[Begin DATA SHOWN]

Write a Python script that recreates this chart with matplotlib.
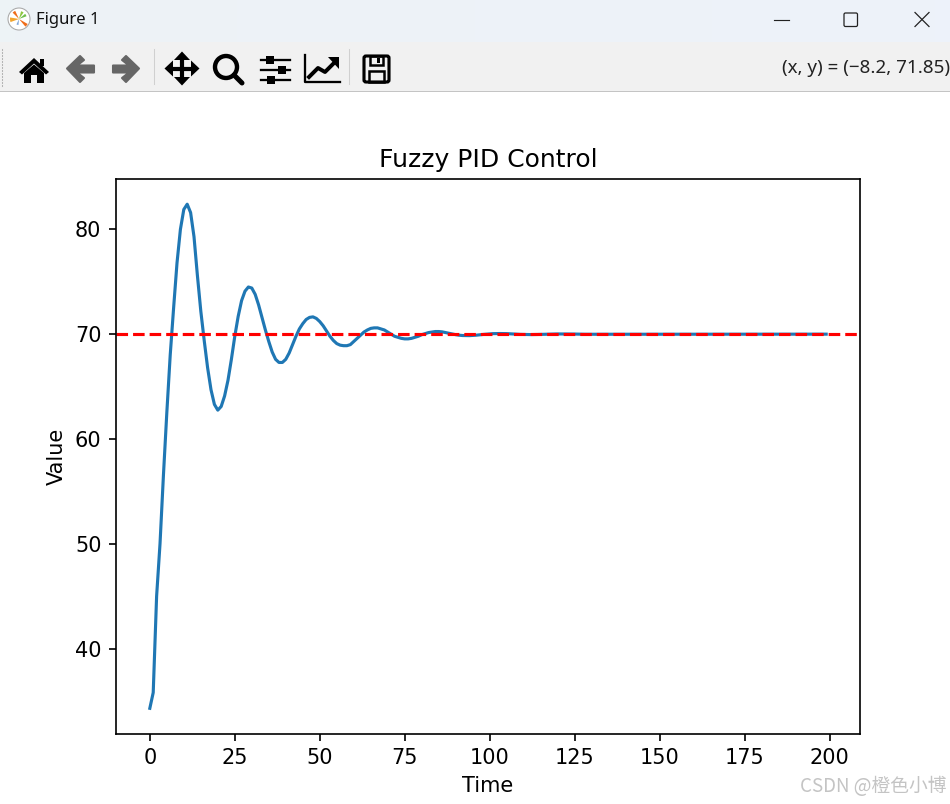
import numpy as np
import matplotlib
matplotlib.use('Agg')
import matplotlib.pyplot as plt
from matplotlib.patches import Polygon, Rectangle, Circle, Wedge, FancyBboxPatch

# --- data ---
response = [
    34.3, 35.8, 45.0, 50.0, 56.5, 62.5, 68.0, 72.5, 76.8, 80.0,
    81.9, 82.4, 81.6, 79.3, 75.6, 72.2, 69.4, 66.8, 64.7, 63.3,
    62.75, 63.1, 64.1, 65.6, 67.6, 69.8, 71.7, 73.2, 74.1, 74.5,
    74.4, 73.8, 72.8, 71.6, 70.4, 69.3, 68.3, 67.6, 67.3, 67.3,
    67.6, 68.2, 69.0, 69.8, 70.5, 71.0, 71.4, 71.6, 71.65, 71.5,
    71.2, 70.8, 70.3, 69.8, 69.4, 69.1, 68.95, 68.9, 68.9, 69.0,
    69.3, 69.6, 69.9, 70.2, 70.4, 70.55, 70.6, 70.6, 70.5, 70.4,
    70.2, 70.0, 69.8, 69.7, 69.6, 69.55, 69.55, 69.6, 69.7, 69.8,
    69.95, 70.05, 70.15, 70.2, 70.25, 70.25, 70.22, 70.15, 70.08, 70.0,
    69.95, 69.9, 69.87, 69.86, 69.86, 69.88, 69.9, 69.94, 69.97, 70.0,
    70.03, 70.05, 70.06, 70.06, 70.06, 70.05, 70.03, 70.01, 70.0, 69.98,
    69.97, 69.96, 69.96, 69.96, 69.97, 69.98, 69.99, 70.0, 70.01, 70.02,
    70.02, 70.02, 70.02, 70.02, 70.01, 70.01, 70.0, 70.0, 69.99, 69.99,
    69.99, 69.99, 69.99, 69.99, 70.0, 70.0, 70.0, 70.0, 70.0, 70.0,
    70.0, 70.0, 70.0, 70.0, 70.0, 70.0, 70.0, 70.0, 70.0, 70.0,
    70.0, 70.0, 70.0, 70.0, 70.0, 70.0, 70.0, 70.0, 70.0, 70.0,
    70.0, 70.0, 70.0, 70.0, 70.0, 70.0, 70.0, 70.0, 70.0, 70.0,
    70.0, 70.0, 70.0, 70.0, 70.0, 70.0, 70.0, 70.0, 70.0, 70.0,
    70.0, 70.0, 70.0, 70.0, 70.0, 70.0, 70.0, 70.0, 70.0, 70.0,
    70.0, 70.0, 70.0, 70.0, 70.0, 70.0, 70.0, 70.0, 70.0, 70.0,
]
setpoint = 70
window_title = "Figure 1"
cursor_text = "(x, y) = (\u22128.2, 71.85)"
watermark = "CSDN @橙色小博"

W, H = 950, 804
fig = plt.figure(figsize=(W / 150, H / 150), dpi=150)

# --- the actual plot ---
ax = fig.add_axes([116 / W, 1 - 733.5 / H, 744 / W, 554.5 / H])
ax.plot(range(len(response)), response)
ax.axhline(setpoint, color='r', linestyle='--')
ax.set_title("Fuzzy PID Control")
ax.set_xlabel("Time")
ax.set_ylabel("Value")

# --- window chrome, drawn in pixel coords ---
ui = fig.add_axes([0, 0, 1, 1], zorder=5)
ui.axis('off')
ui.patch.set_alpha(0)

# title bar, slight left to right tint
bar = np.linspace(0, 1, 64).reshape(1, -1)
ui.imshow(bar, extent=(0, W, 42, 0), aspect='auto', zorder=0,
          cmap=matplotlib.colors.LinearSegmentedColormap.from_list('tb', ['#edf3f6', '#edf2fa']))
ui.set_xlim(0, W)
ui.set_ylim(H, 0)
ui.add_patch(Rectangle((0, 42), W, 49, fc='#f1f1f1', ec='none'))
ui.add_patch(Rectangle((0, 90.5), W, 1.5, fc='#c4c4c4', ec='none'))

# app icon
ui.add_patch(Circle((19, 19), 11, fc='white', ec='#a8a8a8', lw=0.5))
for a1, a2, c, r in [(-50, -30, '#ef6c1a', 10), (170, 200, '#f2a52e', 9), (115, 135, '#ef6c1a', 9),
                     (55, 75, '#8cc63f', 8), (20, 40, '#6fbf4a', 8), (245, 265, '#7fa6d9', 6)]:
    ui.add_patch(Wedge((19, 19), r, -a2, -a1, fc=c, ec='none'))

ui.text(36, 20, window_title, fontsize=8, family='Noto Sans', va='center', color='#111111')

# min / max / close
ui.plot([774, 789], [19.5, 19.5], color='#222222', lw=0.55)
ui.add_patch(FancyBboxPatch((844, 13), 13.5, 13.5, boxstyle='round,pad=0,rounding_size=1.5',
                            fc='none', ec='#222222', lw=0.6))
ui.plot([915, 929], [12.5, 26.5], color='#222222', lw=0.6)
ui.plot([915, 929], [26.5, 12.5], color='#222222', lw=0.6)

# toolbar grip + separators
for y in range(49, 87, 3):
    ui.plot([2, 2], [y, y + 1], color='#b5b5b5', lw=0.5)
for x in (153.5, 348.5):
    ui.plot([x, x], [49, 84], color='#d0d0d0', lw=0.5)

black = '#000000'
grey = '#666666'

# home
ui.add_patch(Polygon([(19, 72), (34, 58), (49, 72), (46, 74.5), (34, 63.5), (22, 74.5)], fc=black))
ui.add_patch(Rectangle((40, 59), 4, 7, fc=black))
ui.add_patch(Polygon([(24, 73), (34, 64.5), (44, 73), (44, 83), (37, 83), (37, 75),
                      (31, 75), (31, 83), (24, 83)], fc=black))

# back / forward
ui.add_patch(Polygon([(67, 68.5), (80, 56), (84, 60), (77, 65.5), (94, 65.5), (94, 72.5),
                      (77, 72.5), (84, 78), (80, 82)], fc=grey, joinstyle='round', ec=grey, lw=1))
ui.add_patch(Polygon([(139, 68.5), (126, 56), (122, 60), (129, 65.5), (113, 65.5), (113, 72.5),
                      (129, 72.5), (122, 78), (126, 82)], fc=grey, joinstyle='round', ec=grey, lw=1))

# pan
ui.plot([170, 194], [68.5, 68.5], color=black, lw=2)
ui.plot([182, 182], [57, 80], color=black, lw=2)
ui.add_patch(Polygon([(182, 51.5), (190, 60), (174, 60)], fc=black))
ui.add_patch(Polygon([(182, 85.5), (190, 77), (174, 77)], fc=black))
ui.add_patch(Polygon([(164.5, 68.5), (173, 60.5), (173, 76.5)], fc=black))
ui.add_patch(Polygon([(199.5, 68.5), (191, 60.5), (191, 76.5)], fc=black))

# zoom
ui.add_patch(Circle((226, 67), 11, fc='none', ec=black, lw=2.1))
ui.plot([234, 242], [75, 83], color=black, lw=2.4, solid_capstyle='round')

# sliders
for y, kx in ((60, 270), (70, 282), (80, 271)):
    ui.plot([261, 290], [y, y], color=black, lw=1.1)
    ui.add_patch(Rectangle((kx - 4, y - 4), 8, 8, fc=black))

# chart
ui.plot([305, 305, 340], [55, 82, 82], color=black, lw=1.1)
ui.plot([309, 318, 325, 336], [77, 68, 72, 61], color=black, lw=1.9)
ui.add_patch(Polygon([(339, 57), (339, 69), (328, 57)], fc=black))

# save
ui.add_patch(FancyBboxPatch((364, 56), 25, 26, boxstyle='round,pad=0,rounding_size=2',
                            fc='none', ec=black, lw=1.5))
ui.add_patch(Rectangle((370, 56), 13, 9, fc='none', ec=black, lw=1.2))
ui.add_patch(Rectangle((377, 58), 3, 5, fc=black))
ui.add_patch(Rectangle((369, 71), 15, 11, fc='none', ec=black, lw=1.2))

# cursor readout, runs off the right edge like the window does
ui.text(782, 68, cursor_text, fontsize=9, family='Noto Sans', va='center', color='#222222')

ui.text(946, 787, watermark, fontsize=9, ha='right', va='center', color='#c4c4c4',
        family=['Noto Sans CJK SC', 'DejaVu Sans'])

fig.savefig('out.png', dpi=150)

[End DATA SHOWN]

▶ **TO BE DONE**: From the first line above through the line containing "from matplotlib.patches import", copy everything exactly, without the pictures.

▶ **THE COMPLETED TASK**:
Write a Python script that recreates this chart with matplotlib.
import numpy as np
import matplotlib
matplotlib.use('Agg')
import matplotlib.pyplot as plt
from matplotlib.patches import Polygon, Rectangle, Circle, Wedge, FancyBboxPatch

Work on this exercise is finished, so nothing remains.